Comment expliquer à une adolescente que ses seins, lorsqu’ils ne sont pas maintenus par ce sous-vêtement, sont indécents? «Mon prof de classe m’a expliqué qu’à la réunion des professeurs, ils avaient parlé du fait que ma tenue n’était pas adéquate. Il m’a dit que le problème était que je ne porte pas de soutien-gorge. C’est mon corps, il m’appartient et je devrais pouvoir mettre ce que je veux», estime Louise*, collégienne de 16 ans.
A chacune ses seins
Selon la sociologue Caroline Henchoz, ce type d’injonction pose plusieurs problèmes: «On sexualise le corps des jeunes filles. Le message véhiculé par ce genre de remarques, c’est que leur corps n’est pas neutre. De plus, le fait que ce soit des adultes qui posent un regard et un avis renvoie à l’idée que leurs corps sont publics, que tout le monde peut avoir une opinion sur eux et peut intervenir.»

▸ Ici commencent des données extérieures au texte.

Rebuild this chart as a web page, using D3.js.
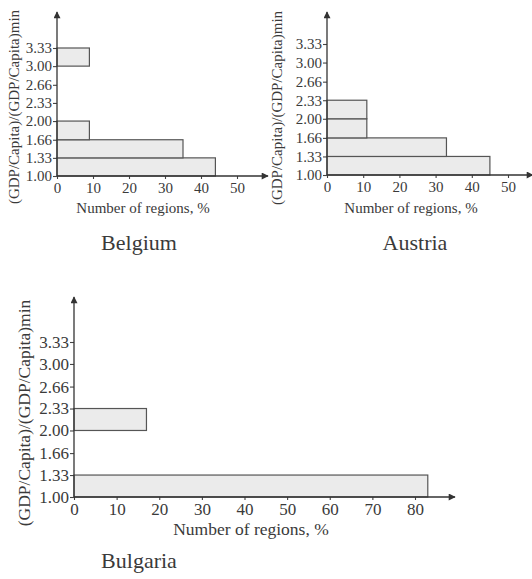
<!DOCTYPE html>
<html>
<head>
<meta charset="utf-8">
<script src="https://cdn.jsdelivr.net/npm/d3@7"></script>
<style>
  body { margin: 0; background: #fff; }
  text { font-family: "Liberation Serif", "Times New Roman", serif; fill: #3a3a3a; }
</style>
</head>
<body>
<div id="chart"></div>
<script>
'use strict';

// band edges (tick labels on the vertical axis)
var yTicks = [1.00, 1.33, 1.66, 2.00, 2.33, 2.66, 3.00, 3.33];
// each bar covers [lower edge, next edge]
var bandLow = [1.00, 1.33, 1.66, 2.00, 2.33, 2.66, 3.00];
var bandHigh = [1.33, 1.66, 2.00, 2.33, 2.66, 3.00, 3.33];

var belgiumValues = [44, 35, 9, 0, 0, 0, 9];
var austriaValues = [45, 33, 11, 11, 0, 0, 0];
var bulgariaValues = [83, 0, 0, 17, 0, 0, 0];

var belgiumTicks = [0, 10, 20, 30, 40, 50];
var austriaTicks = [0, 10, 20, 30, 40, 50];
var bulgariaTicks = [0, 10, 20, 30, 40, 50, 60, 70, 80];

var yLabel = '(GDP/Capita)/(GDP/Capita)min';
var xLabel = 'Number of regions, %';

var svg = d3.select('#chart')
    .append('svg')
    .attr('width', 532)
    .attr('height', 579);

svg.append('defs').append('marker')
    .attr('id', 'arrow')
    .attr('viewBox', '0 0 10 10')
    .attr('refX', 9)
    .attr('refY', 5)
    .attr('markerWidth', 9)
    .attr('markerHeight', 7)
    .attr('markerUnits', 'userSpaceOnUse')
    .attr('orient', 'auto')
    .append('path')
    .attr('d', 'M0,0 L10,5 L0,10 Z')
    .attr('fill', '#333');

function drawPanel(p) {
    var x = d3.scaleLinear().domain([0, p.xMax]).range([p.x0, p.x1]);
    var y = d3.scaleLinear().domain([1.00, 3.33]).range([p.y0, p.y1]);
    var g = svg.append('g');

    var bars = p.values.map(function(v, i) {
        return { lo: bandLow[i], hi: bandHigh[i], value: v };
    }).filter(function(d) { return d.value > 0; });

    g.selectAll('rect.bar')
        .data(bars)
        .enter()
        .append('rect')
        .attr('class', 'bar')
        .attr('x', x(0))
        .attr('y', function(d) { return y(d.hi); })
        .attr('width', function(d) { return x(d.value) - x(0); })
        .attr('height', function(d) { return y(d.lo) - y(d.hi); })
        .attr('fill', '#ebebeb')
        .attr('stroke', '#555')
        .attr('stroke-width', 1.2);

    // axes
    var xAxis = g.append('g')
        .attr('transform', 'translate(0,' + p.y0 + ')')
        .call(d3.axisBottom(x).tickValues(p.xTicks).tickSize(3).tickPadding(3));
    var yAxis = g.append('g')
        .attr('transform', 'translate(' + p.x0 + ',0)')
        .call(d3.axisLeft(y).tickValues(yTicks).tickSize(4).tickPadding(1)
            .tickFormat(d3.format('.2f')));

    [xAxis, yAxis].forEach(function(a) {
        a.select('.domain').remove();
        a.selectAll('line').attr('stroke', '#444').attr('stroke-width', 1.1);
        a.selectAll('text')
            .attr('fill', '#3a3a3a')
            .style('font-size', p.tickSize + 'px')
            .style('font-family', '"Liberation Serif", serif');
    });

    // axis lines with arrowheads
    g.append('line')
        .attr('x1', x(0)).attr('y1', p.y0)
        .attr('x2', p.xArrow).attr('y2', p.y0)
        .attr('stroke', '#333').attr('stroke-width', 1.3)
        .attr('marker-end', 'url(#arrow)');
    g.append('line')
        .attr('x1', p.x0).attr('y1', p.y0)
        .attr('x2', p.x0).attr('y2', p.yArrow)
        .attr('stroke', '#333').attr('stroke-width', 1.3)
        .attr('marker-end', 'url(#arrow)');

    g.append('text')
        .attr('transform', 'translate(' + p.yLabelX + ',' + p.yLabelY + ') rotate(-90)')
        .attr('text-anchor', 'middle')
        .style('font-size', p.labelSize + 'px')
        .text(yLabel);

    g.append('text')
        .attr('x', p.xLabelX)
        .attr('y', p.xLabelY)
        .attr('text-anchor', 'middle')
        .style('font-size', p.labelSize + 'px')
        .text(xLabel);

    g.append('text')
        .attr('x', p.titleX)
        .attr('y', p.titleY)
        .attr('text-anchor', 'middle')
        .style('font-size', '22px')
        .text(p.title);
}

drawPanel({
    title: 'Belgium', values: belgiumValues, xTicks: belgiumTicks, xMax: 50,
    x0: 57, x1: 237, y0: 176, y1: 48, xArrow: 268, yArrow: 12,
    tickSize: 15, labelSize: 15,
    yLabelX: 19, yLabelY: 107, xLabelX: 143, xLabelY: 213,
    titleX: 139, titleY: 250
});

drawPanel({
    title: 'Austria', values: austriaValues, xTicks: austriaTicks, xMax: 50,
    x0: 327, x1: 508, y0: 175, y1: 44, xArrow: 533, yArrow: 12,
    tickSize: 15, labelSize: 15,
    yLabelX: 282, yLabelY: 108, xLabelX: 411, xLabelY: 213,
    titleX: 415, titleY: 250
});

drawPanel({
    title: 'Bulgaria', values: bulgariaValues, xTicks: bulgariaTicks, xMax: 80,
    x0: 74, x1: 415, y0: 497, y1: 342, xArrow: 455, yArrow: 297,
    tickSize: 17, labelSize: 17.5,
    yLabelX: 30, yLabelY: 413, xLabelX: 251, xLabelY: 535,
    titleX: 139, titleY: 568
});
</script>
</body>
</html>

Pour les femmes qui choisissent de ne pas en porter, le soutien-gorge représente l’uniformisation des poitrines – pourtant toutes différentes – afin de satisfaire des normes esthétiques dictées par une société patriarcale. Si abandonner le port du soutien-gorge était une arme de revendication à la fin du siècle dernier, c’est aujourd’hui encore un symbole de réappropriation du corps des femmes. «Moi, je suis là pour étudier, pas pour qu’on me dise quels sous-vêtements je dois porter ou non», s’agace Louise.
Pourquoi cette gêne?
Alors pourquoi certains professeurs s’accordent-ils la légitimité d’interdire à des jeunes filles de s’émanciper des diktats sociétaux et de l’hypersexualisation permanente liés à leur poitrine? Qui sont les personnes véritablement gênées par une absence de soutien-gorge? Des adultes incapables de ne pas regarder les seins de leurs élèves, ou des adolescents dont les pulsions sexuelles sont en effervescence? Pourquoi les femmes devraient-elles porter un soutien-gorge si elles n’en ont pas envie?
Contacté par la Page Jeunes, Pierre Marti, recteur du Collège de Gambach, s’est dit surpris par cette histoire dont il n’avait pas eu vent jusqu’ici: «La remarque du professeur a peut-être été mal comprise. Nous ne nous attardons pas sur des détails comme un soutien-gorge mais plutôt sur la tenue en général, qui se doit d’être adaptée aux études.»